What drew him to such a dangerous carny thrill?
“The seeming impossibility of it. To me it was much more than a fairground attraction. It’s people risking their lives, it’s a performance. It’s like ballet. It’s very tightly choreographed.
“And I saw it more as an art form than a piece of entertainment, because to me as an artist if art doesn’t engage with life – which also involves engaging with death – then it’s not of that much interest. But also, I fell in love with the space. The potential of the space is what attracted me.”
Initially, it was the notion of riding the wall that he pursued. He approached the National Theatre of Scotland with an idea of touring a wall of death show around Scotland with the Fox family who earn their living from the fairground attraction. As part of the spectacle, Skrynka would attempt to ride the wall himself as an apprentice.
Skrynka had ridden motorbikes before. Not that it helped. “The best wall of death riders are often women who have never ridden a bike. I don’t know why. Riding a motorbike is a hindrance because you’re inheriting a lot of learned behaviours. If you start from scratch you’re actually better off.”

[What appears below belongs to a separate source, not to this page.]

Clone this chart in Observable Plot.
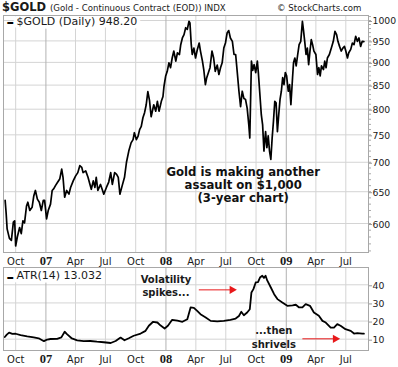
<!DOCTYPE html>
<html><head><meta charset="utf-8">
<script src="https://cdn.jsdelivr.net/npm/d3@7"></script>
<script src="https://cdn.jsdelivr.net/npm/@observablehq/plot@0.6"></script>
<style>
body{margin:0;background:#fff;}
#chart{width:398px;height:367px;overflow:hidden;font-family:"DejaVu Sans",sans-serif;color:#1a1a1a;}
svg{display:block}
</style></head><body>
<div id="chart">
<svg width="398" height="14" font-family="DejaVu Sans" fill="#1a1a1a">
<text id="t1" x="2" y="10.5" font-weight="bold" font-size="11.5"></text>
<text id="t2" x="50" y="10.5" font-size="8.6"></text>
<text id="t3" x="277" y="10.5" font-size="8.6"></text>
</svg>
</div>
<script>
const titleMain = "$GOLD";
const titleSub = "(Gold - Continuous Contract (EOD)) INDX";
const credit = "© StockCharts.com";

const priceDates = ["2006-08-30","2006-09-02","2006-09-05","2006-09-12","2006-09-18","2006-09-24","2006-09-28","2006-10-01","2006-10-06","2006-10-13","2006-10-18","2006-10-23","2006-10-28","2006-11-03","2006-11-07","2006-11-13","2006-11-20","2006-11-25","2006-11-30","2006-12-06","2006-12-12","2006-12-18","2006-12-24","2006-12-28",
"2007-01-03","2007-01-08","2007-01-15","2007-01-20","2007-01-25","2007-01-30","2007-02-06","2007-02-12","2007-02-18","2007-02-22","2007-02-27","2007-03-05","2007-03-12","2007-03-17","2007-03-25","2007-04-01","2007-04-08","2007-04-14","2007-04-20","2007-04-24","2007-05-02","2007-05-09","2007-05-15","2007-05-19","2007-05-25","2007-05-30","2007-06-03","2007-06-08","2007-06-16","2007-06-21","2007-06-26","2007-07-04","2007-07-11","2007-07-17","2007-07-22","2007-07-29","2007-08-04","2007-08-09","2007-08-14","2007-08-21","2007-08-28","2007-09-03","2007-09-10","2007-09-17","2007-09-23","2007-09-27","2007-10-03","2007-10-08","2007-10-13","2007-10-18","2007-10-23","2007-10-28","2007-11-02","2007-11-07","2007-11-12","2007-11-17","2007-11-25","2007-12-01","2007-12-06","2007-12-11","2007-12-18","2007-12-23","2007-12-26","2007-12-31",
"2008-01-05","2008-01-10","2008-01-15","2008-01-20","2008-01-25","2008-01-31","2008-02-05","2008-02-11","2008-02-15","2008-02-20","2008-02-25","2008-03-01","2008-03-06","2008-03-11","2008-03-14","2008-03-18","2008-03-21","2008-03-26","2008-03-31","2008-04-05","2008-04-11","2008-04-15","2008-04-21","2008-04-25","2008-04-30","2008-05-04","2008-05-09","2008-05-14","2008-05-20","2008-05-25","2008-05-30","2008-06-05","2008-06-10","2008-06-15","2008-06-20","2008-06-25","2008-06-30","2008-07-05","2008-07-10","2008-07-15","2008-07-21","2008-07-26","2008-07-31","2008-08-05","2008-08-10","2008-08-15","2008-08-20","2008-08-25","2008-08-30","2008-09-04","2008-09-09","2008-09-12","2008-09-17","2008-09-21","2008-09-25","2008-09-30","2008-10-05","2008-10-08","2008-10-12","2008-10-17","2008-10-21","2008-10-25","2008-10-30","2008-11-03","2008-11-07","2008-11-11","2008-11-15","2008-11-19","2008-11-23","2008-11-27","2008-12-01","2008-12-05","2008-12-09","2008-12-13","2008-12-17","2008-12-21","2008-12-25","2008-12-29",
"2009-01-02","2009-01-07","2009-01-11","2009-01-15","2009-01-20","2009-01-23","2009-01-27","2009-01-31","2009-02-04","2009-02-09","2009-02-14","2009-02-19","2009-02-22","2009-02-26","2009-03-02","2009-03-06","2009-03-10","2009-03-14","2009-03-18","2009-03-22","2009-03-26","2009-04-01","2009-04-06","2009-04-10","2009-04-14","2009-04-18","2009-04-24","2009-04-28","2009-05-02","2009-05-06","2009-05-12","2009-05-18","2009-05-24","2009-05-29","2009-06-03","2009-06-07","2009-06-12","2009-06-17","2009-06-22","2009-06-27","2009-07-01","2009-07-06","2009-07-10","2009-07-16","2009-07-21","2009-07-26","2009-07-31","2009-08-05","2009-08-10","2009-08-15","2009-08-20","2009-08-25"];
const priceValues = [636,616,592,578,575,602,604,567,580,594,585,604,601,627,633,620,625,643,652,638,633,620,636,636,
607,620,630,652,655,660,666,671,688,674,641,652,646,657,668,676,682,694,691,682,685,674,662,654,668,657,674,652,662,654,646,657,666,682,662,682,679,674,646,660,674,700,720,735,741,754,741,747,760,766,783,793,809,836,818,785,809,796,816,796,816,826,847,869,
880,899,888,910,926,903,922,918,941,957,965,982,978,998,994,941,918,933,910,928,945,926,903,884,851,866,877,888,926,910,880,894,873,888,899,933,945,969,975,957,949,918,918,877,837,805,837,822,820,802,769,744,903,882,895,877,903,877,837,789,769,720,756,726,748,720,705,744,776,816,813,756,789,820,837,866,851,877,
870,837,851,809,866,899,910,892,914,941,949,998,978,949,918,933,895,926,953,941,926,918,873,888,870,892,884,903,888,910,918,933,949,973,965,949,937,926,933,937,926,910,922,930,945,941,961,949,957,937,949,948.2];

const atrDates = ["2006-08-29","2006-09-04","2006-09-11","2006-09-21","2006-10-01","2006-10-16","2006-11-05","2006-11-25","2006-12-10","2006-12-26","2007-01-05","2007-01-15","2007-02-04","2007-02-17","2007-02-27","2007-03-06","2007-03-21","2007-04-06","2007-04-26","2007-05-16","2007-06-05","2007-06-26","2007-07-17","2007-08-01","2007-08-16","2007-08-28","2007-09-10","2007-09-25","2007-10-16","2007-10-31","2007-11-10","2007-11-23","2007-12-06","2007-12-16","2007-12-28","2008-01-07","2008-01-20","2008-02-05","2008-02-20","2008-03-06","2008-03-16","2008-03-26","2008-04-05","2008-04-15","2008-05-01","2008-05-16","2008-06-05","2008-06-25","2008-07-15","2008-07-31","2008-08-10","2008-08-17","2008-08-25","2008-09-04","2008-09-12","2008-09-17","2008-09-23","2008-09-30","2008-10-07","2008-10-13","2008-10-20","2008-10-25","2008-10-30","2008-11-04","2008-11-15","2008-11-25","2008-12-05","2008-12-20","2009-01-04","2009-01-20","2009-01-30","2009-02-09","2009-02-19","2009-03-01","2009-03-14","2009-03-26","2009-04-10","2009-04-21","2009-05-01","2009-05-16","2009-05-26","2009-06-05","2009-06-15","2009-06-30","2009-07-16","2009-07-26","2009-08-05","2009-08-20","2009-08-25"];
const atrValues = [11.2,12.5,13.6,12.9,13.0,12.3,11.6,11.0,10.5,8.9,9.8,10.1,10.2,11.0,14.1,12.8,10.4,9.4,8.9,9.0,8.6,8.3,7.9,9.0,10.9,9.4,10.5,11.9,13.1,14.6,17.4,19.6,19.2,17.5,15.9,17.4,20.7,20.2,19.6,21.0,27.5,27.3,25.6,23.8,22.0,20.1,19.8,20.1,20.7,21.4,22.8,25.1,23.2,24.7,26.5,35.8,37.6,41.3,41.5,44.0,45.0,43.8,45.0,42.4,38.5,34.8,32.1,30.2,28.4,28.7,29.0,27.5,27.5,29.3,28.4,24.7,22.9,20.1,19.2,16.4,16.4,18.3,17.4,15.5,14.6,13.1,13.3,13.1,13.032];

const priceTicks = [600,650,700,750,800,850,900,950,1000];
const atrTicks = [10,20,30,40];

// annotations
const priceNote = [{date:"2008-08-23", value:634, text:"Gold is making another\nassault on $1,000\n(3-year chart)"}];
const atrNotes = [
  {date:"2008-01-01", value:33.9, text:"Volatility\nspikes...", lh:1.26},
  {date:"2008-11-24", value:5.4, text:"...then\nshrivels", lh:1.33}
];
const atrArrows = [
  {from:"2008-04-10", to:"2008-07-20", value:37.2},
  {from:"2009-02-19", to:"2009-05-30", value:10.2}
];

document.getElementById("t1").textContent = titleMain;
document.getElementById("t2").textContent = titleSub;
document.getElementById("t3").textContent = credit;

const parse = d3.utcParse("%Y-%m-%d");
const price = priceDates.map((d,i)=>({date:parse(d), value:priceValues[i]}));
const atr = atrDates.map((d,i)=>({date:parse(d), value:atrValues[i]}));
const pNote = priceNote.map(d=>({...d, date:parse(d.date)}));
const aNotes = atrNotes.map(d=>({...d, date:parse(d.date)}));
const aArrows = atrArrows.map(d=>({from:parse(d.from), to:parse(d.to), value:d.value}));

const xDomain = [new Date(Date.UTC(2006,7,25)), new Date(Date.UTC(2009,8,8))];
const quarters = d3.utcMonth.every(3).range(xDomain[0], xDomain[1]);
const years = quarters.filter(d=>d.getUTCMonth()===0);
const months = quarters.filter(d=>d.getUTCMonth()!==0);
const fmtMonth = d3.utcFormat("%b"), fmtYear = d3.utcFormat("%y");
const priceMinor = d3.range(560, 1011, 10);

const gridLight = "#d4d4d4", gridDark = "#b2b2b2", frameCol = "#a8a8a8";
const baseStyle = {fontFamily:"DejaVu Sans", fontSize:"10px", color:"#1a1a1a", background:"#fff", overflow:"visible"};

function xAxes() {
  return [
    Plot.gridX(months, {stroke:gridLight, strokeOpacity:1}),
    Plot.gridX(years, {stroke:gridDark, strokeOpacity:1}),
    Plot.axisX(months, {anchor:"bottom", tickSize:0, tickPadding:5, tickFormat:fmtMonth, label:null, fontSize:10}),
    Plot.axisX(years, {anchor:"bottom", tickSize:0, tickPadding:3.5, tickFormat:fmtYear, label:null, fontWeight:"bold", fontFamily:"Liberation Serif", fontSize:12.5})
  ];
}

const last = priceValues[priceValues.length-1];
const lastAtr = atrValues[atrValues.length-1];

const pricePlot = Plot.plot({
  width:398, height:251, marginTop:1, marginBottom:13, marginLeft:3, marginRight:30,
  style: baseStyle,
  x:{type:"utc", domain:xDomain},
  y:{type:"log", domain:[557.8, 1012.7], label:null},
  marks:[
    Plot.gridY(priceTicks, {stroke:gridLight, strokeOpacity:1}),
    ...xAxes(),
    Plot.axisY(priceMinor, {anchor:"right", tickSize:2, tickFormat:()=>"", label:null, stroke:"#aaa"}),
    Plot.axisY(priceTicks, {anchor:"right", tickSize:3, tickPadding:1, tickFormat:d=>String(d), label:null, fontSize:9.3, dy:1, stroke:"#999"}),
    Plot.lineY(price, {x:"date", y:"value", stroke:"#000", strokeWidth:1.7, strokeLinejoin:"round"}),
    Plot.text(pNote, {x:"date", y:"value", text:"text", lineAnchor:"bottom", lineHeight:1.11, fontWeight:"bold", fontSize:11.7, fill:"#111", textAnchor:"middle"}),
    Plot.text([`$GOLD (Daily) ${last.toFixed(2)}`], {frameAnchor:"top-left", dx:13, dy:1.3, fontSize:11, letterSpacing:"0.25px", fill:"#1a1a1a", stroke:"#fff", strokeWidth:7, textAnchor:"start"}),
    Plot.text(["\u2013"], {frameAnchor:"top-left", dx:3, dy:1, fontSize:15, fontWeight:"bold", fill:"#000", textAnchor:"start"}),
    Plot.frame({stroke:frameCol})
  ]
});

const atrPlot = Plot.plot({
  width:398, height:102, marginTop:2, marginBottom:17, marginLeft:3, marginRight:30,
  style: baseStyle,
  x:{type:"utc", domain:xDomain},
  y:{domain:[3.76, 49.54], label:null},
  marks:[
    Plot.gridY(atrTicks, {stroke:gridLight, strokeOpacity:1}),
    ...xAxes(),
    Plot.axisY(atrTicks, {anchor:"right", tickSize:3, tickPadding:1, tickFormat:d=>String(d), label:null, fontSize:9.3, dy:1, stroke:"#999"}),
    Plot.lineY(atr, {x:"date", y:"value", stroke:"#000", strokeWidth:1.8, strokeLinejoin:"round"}),
    Plot.link(aArrows, {x1:"from", x2:"to", y1:"value", y2:"value", stroke:"#e8181a", strokeWidth:1}),
    Plot.dot(aArrows, {x:"to", y:"value", symbol:"triangle", rotate:90, r:3.1, fill:"#e8181a", stroke:null}),
    ...aNotes.map(n => Plot.text([n], {x:"date", y:"value", text:"text", lineAnchor:"bottom", lineHeight:n.lh, fontWeight:"bold", fontSize:10, fill:"#1a1a1a", textAnchor:"middle"})),
    Plot.text([`ATR(14) ${lastAtr.toFixed(3)}`], {frameAnchor:"top-left", dx:13, dy:3.7, fontSize:11, letterSpacing:"0.15px", fill:"#1a1a1a", stroke:"#fff", strokeWidth:7, textAnchor:"start"}),
    Plot.text(["\u2013"], {frameAnchor:"top-left", dx:3, dy:3.4, fontSize:15, fontWeight:"bold", fill:"#000", textAnchor:"start"}),
    Plot.frame({stroke:frameCol})
  ]
});

const chart = document.getElementById("chart");
chart.appendChild(pricePlot);
chart.appendChild(atrPlot);
</script>
</body></html>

His “apprenticeship” was not the most enjoyable of experiences. “It was terrifying,” Skrynka confirms. “Once the door shut it became a bit of a torture chamber. I was doing all right until I crashed. Once I crashed the first time I realised it is really difficult and it really does hurt.”
He was effectively learning in front of an audience, which didn’t help. “I found the whole process quite humiliating, actually.”
And yet he carried on through the tour, falling over, falling off. You could have stopped, I suggest.
“It nearly got stopped because the National Theatre of Scotland had taken a big risk. Bones were broken…”
His bones? “I broke my foot.”
At which point some people might have said that’s enough. But not Skrynka.
“The crucial thing is, when does an obsession become unhealthy and destructive?” he asks. “And it’s a very, very fine line between destructive and, on the other hand, a way of learning about yourself. It’s a bit of a highwire act.”
Did he cross that line?
“I teetered. I teetered.”
In the film Skrynka more than once acknowledges that projects like this carry a cost. I wonder, I say, if he could add that cost up? Financial, yes. And physical.
“I fractured my pelvis and just general wear and tear. I was probably a bad learner. It probably needn’t have been like that.”
Anything else? “Yeah, I think there’s always an emotional cost. And it’s not always easy to quantify at the time.”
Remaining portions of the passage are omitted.